They are tough, keen and hard to grasp. Their way of life is endemic and doesn’t resemble anything mankind epitomized so far. Their moral code is unique and their fairness is well known.
Looking back through the history of cinematography, we stumbled upon these 4 figures that immortalized western way of life with their flawless craft. If you ever wondered what’s it like to date a cowboy this short list of legendary names will suggest you that you are browsing through a perfect category of men.
1. Gary Cooper
Born in Montana, Cooper became a true star in the first significant sound western, “The Virginian” filmed in 1929. Some regard him as the heir apparent to the great silent cowboy William S Hart. For the next 30 years, his lanky, iconic presence was a permanent characteristic of frontier movies including three made by Cecil B. DeMille.

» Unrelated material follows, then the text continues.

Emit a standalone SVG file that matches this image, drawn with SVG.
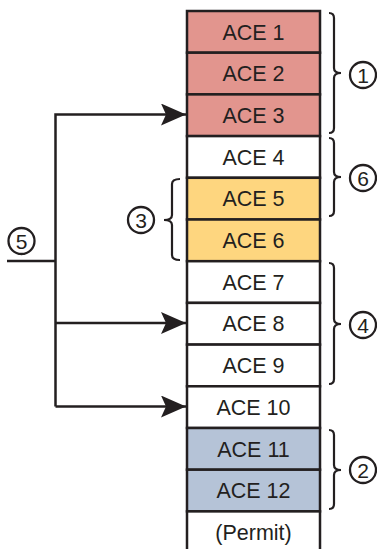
<svg xmlns="http://www.w3.org/2000/svg" width="377" height="549" viewBox="0 0 377 549">
<defs>
<style>
.row{stroke:#231f20;stroke-width:2.5}
.red{fill:#e2958e}
.yel{fill:#fed67f}
.blu{fill:#b5c3d7}
.wht{fill:#ffffff}
.lbl{font-family:"Liberation Sans",Arial,sans-serif;font-size:21.5px;fill:#231f20;text-anchor:middle}
.num{font-family:"Liberation Sans",Arial,sans-serif;font-size:21px;fill:#231f20;text-anchor:middle}
.circ{fill:#fff;stroke:#231f20;stroke-width:2.3}
.br{fill:none;stroke:#231f20;stroke-width:2.2}
.ln{fill:none;stroke:#231f20;stroke-width:2.5}
</style>
<marker id="ah" viewBox="0 0 25 22" refX="25" refY="11" markerWidth="25" markerHeight="22" markerUnits="userSpaceOnUse" orient="auto">
<path d="M0 0 L25 11 L0 22 L5 11 Z" fill="#231f20"/>
</marker>
</defs>
<rect width="377" height="549" fill="#fff"/>
<g id="acl">
<g id="ace1"><rect class="row red" x="187" y="11" width="133" height="41.7"/><text class="lbl" x="253.5" y="39.5">ACE 1</text></g>
<g id="ace2"><rect class="row red" x="187" y="52.7" width="133" height="41.7"/><text class="lbl" x="253.5" y="81.2">ACE 2</text></g>
<g id="ace3"><rect class="row red" x="187" y="94.4" width="133" height="41.7"/><text class="lbl" x="253.5" y="122.9">ACE 3</text></g>
<g id="ace4"><rect class="row wht" x="187" y="136.1" width="133" height="41.7"/><text class="lbl" x="253.5" y="164.6">ACE 4</text></g>
<g id="ace5"><rect class="row yel" x="187" y="177.8" width="133" height="41.7"/><text class="lbl" x="253.5" y="206.3">ACE 5</text></g>
<g id="ace6"><rect class="row yel" x="187" y="219.5" width="133" height="41.7"/><text class="lbl" x="253.5" y="248">ACE 6</text></g>
<g id="ace7"><rect class="row wht" x="187" y="261.2" width="133" height="41.7"/><text class="lbl" x="253.5" y="289.7">ACE 7</text></g>
<g id="ace8"><rect class="row wht" x="187" y="302.9" width="133" height="41.7"/><text class="lbl" x="253.5" y="331.4">ACE 8</text></g>
<g id="ace9"><rect class="row wht" x="187" y="344.6" width="133" height="41.7"/><text class="lbl" x="253.5" y="373.1">ACE 9</text></g>
<g id="ace10"><rect class="row wht" x="187" y="386.3" width="133" height="41.7"/><text class="lbl" x="253.5" y="414.8">ACE 10</text></g>
<g id="ace11"><rect class="row blu" x="187" y="428" width="133" height="41.7"/><text class="lbl" x="253.5" y="456.5">ACE 11</text></g>
<g id="ace12"><rect class="row blu" x="187" y="469.7" width="133" height="41.7"/><text class="lbl" x="253.5" y="498.2">ACE 12</text></g>
<g id="permit"><rect class="row wht" x="187" y="511.4" width="133" height="45"/><text class="lbl" x="253.5" y="539.9">(Permit)</text></g>
</g>
<g id="braces">
<path class="br" d="M329 13 Q334 13 334 18 L334 68 Q334 73 341 73 Q334 73 334 78 L334 128 Q334 133 329 133"/>
<path class="br" d="M329 138 Q334 138 334 143 L334 172 Q334 177 341 177 Q334 177 334 182 L334 211 Q334 216 329 216"/>
<path class="br" d="M329 263 Q334 263 334 268 L334 319 Q334 324 341 324 Q334 324 334 329 L334 379 Q334 384 329 384"/>
<path class="br" d="M329 430 Q334 430 334 435 L334 465 Q334 470 341 470 Q334 470 334 475 L334 504 Q334 509 329 509"/>
<path class="br" d="M180 179 Q172 179 172 184 L172 215 Q172 220 164 220 Q172 220 172 225 L172 255 Q172 260 180 260"/>
</g>
<g id="labels">
<g id="n1"><circle class="circ" cx="363" cy="75" r="13"/><text class="num" x="363" y="82.5">1</text></g>
<g id="n6"><circle class="circ" cx="363" cy="178" r="13"/><text class="num" x="363" y="185.5">6</text></g>
<g id="n4"><circle class="circ" cx="363" cy="325" r="13"/><text class="num" x="363" y="332.5">4</text></g>
<g id="n2"><circle class="circ" cx="363" cy="470" r="13"/><text class="num" x="363" y="477.5">2</text></g>
<g id="n3"><circle class="circ" cx="141" cy="220" r="13"/><text class="num" x="141" y="227.5">3</text></g>
<g id="n5"><circle class="circ" cx="21.5" cy="241" r="13"/><text class="num" x="21.5" y="248.5">5</text></g>
</g>
<g id="connectors">
<path class="ln" d="M7 261 H55.5"/>
<path class="ln" d="M55.5 406.5 V114.5 H186" marker-end="url(#ah)"/>
<path class="ln" d="M55.5 323 H186" marker-end="url(#ah)"/>
<path class="ln" d="M55.5 406.5 H186" marker-end="url(#ah)"/>
</g>
</svg>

His golden period was in the 1950s when he won an Oscar in the western classic “High Noon”. He also co-starred with Burt Lancaster in “Vera Cruz” and made “Man of the West”. He died in 1961 and Corriere della Sera, an Italian daily newspaper, wrote: “Perhaps with him, there has ended a certain America: that of the frontier and of innocence”
2. John Wayne
His first important movie, “The Big Trail” from 1930, was a failure and he started making B-movies for a decade until a savior embodied in the image of John Ford hired him for the crucial role in “Stagecoach”. Hereafter, he dominated the genre with confidence that is hardly equaled. His peculiar walk, his strangely phrased diction, and his towering appearance combined with his distinctive voice made him a perfect western match. In the Oscar-winning “True Grit”, he mocked himself and his right-wing politics.
He was given a 180-degree makeover for the movie “Red River” as an arrogant middle-aged rancher. His greatest films without a doubt were “The Searchers” and “Rio Bravo”. He made his final appearance in “The Shootist” as an aged marshal dying of cancer in where he consolidated the actor, the man, and the west itself.
3. James Stewart
Tall, thin, with his country-boy behavior, much influenced by Gary Cooper, Stewart made his debut with Marlene Dietrich in the comical “Destry Rides Again” in 1939. However, it was his collaboration with Anthony Mann on “Winchester 73” that made him a key player in the genre. Characters he played were mostly intense, obsessed avengers with a quick hand and even quicker draw. When Cooper was chosen as a lead actor in movie “Man of the West” Stewart never spoke to Anthony Mann again. He also acted opposing Wayne in Ford’s detailed “The Man Who Shot Liberty Valance”, a story about the western itself. He was Wayne’s doctor in “The Shootist”.
4. Clint Eastwood
As a representative of a younger generation in 1964, Eastwood was taken from the semi-unknownness of TV by Sergio Leone for his famous Dollar trilogy of spaghetti westerns. He became known as the last American star to owe his fame to cowboy movies. His mystical “man with no name” persona stuck on him, and he even directed his first western, “High Plains Drifter”, in 1973. As a director, he fathomed the true spirit and relationship between cowboys and cowgirls. He only made three more western movies after that: “The Outlaw Josey Wales”, “Pale Rider” and “Unforgiven”, which won Oscars for best film and direction. “Unforgiven” was incorrectly hailed as the indication of a western renaissance.